Over two years, I lived in Thailand, Bali, France, and Sweden. You learn to be resourceful when you only have two outfits. The clean one wins. When your attention shifts away from owning things, your focus moves from stuff to soul—from collecting objects to collecting waterfalls, conversations, and moments.

Reflection: When was the last time you felt overwhelmed by choice? What would shift if you had fewer, better options?


the furniture season

Fast forward six years, and I found myself in a "furniture season." Living in South Africa, married, with three dogs and—at one point—half a container of stuff. We were playing house, buying sofas, and finally doing what my friends had done ten years earlier. It felt like a spiritual milestone, proof that my career amounted to something.

But here is the thing about furniture: you buy it thinking it will elevate your life, but if you aren’t careful, that sofa ends up owning you. You pay to store it. You cling to the memories attached to it. It sits in a container collecting dust while you pay thousands just to keep it "for later."

When we finally built our own little farmhouse, I thought I’d want the marble countertops and the designer velvet chairs. But when the time came, I didn't want any of it. I found I craved stories more than stuff. We filled our home with second-hand treasures and DIY revamps instead. It turns out, I love my disco-mirrored epoxy basin more than any showroom piece.

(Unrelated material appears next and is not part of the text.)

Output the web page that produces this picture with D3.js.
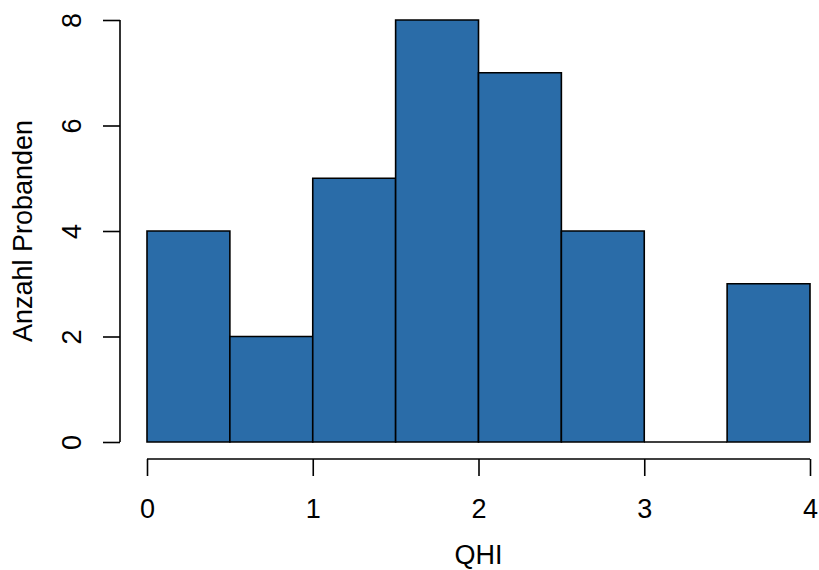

life and death: the ends of the thread

Another thing that shapes us: mortality. When my father passed away three years ago, I found myself thinking about death often. It is a taboo subject, yet it is as natural as birth. I’ve realized that the closer I get to death, the closer I come to life. Understanding its fleetingness reminds us that nothing is guaranteed—not our homes, not our time, not even our people.

Death is a powerful teacher. It stops us from sleepwalking and starts us really living.


love, creation, and the return to the pulse

Sometimes we live close to life, and sometimes we float far from it. We follow an invisible curve, like a painting in motion. But certain moments jolt us awake—loss, love, music, soul-stirring beauty—and suddenly, we’re back in the pulse of it all.

I’m not anti-furniture; I’m pro-aliveness. Right now, I’m at a crossroads again. What I used to want, I no longer crave. My soul wants travel, art supplies, and movement. It wants Thailand—the motherland—and a simpler life. I’m listening to that whisper.

Are you living close to life, or drifting? What pulls you closer to your pulse?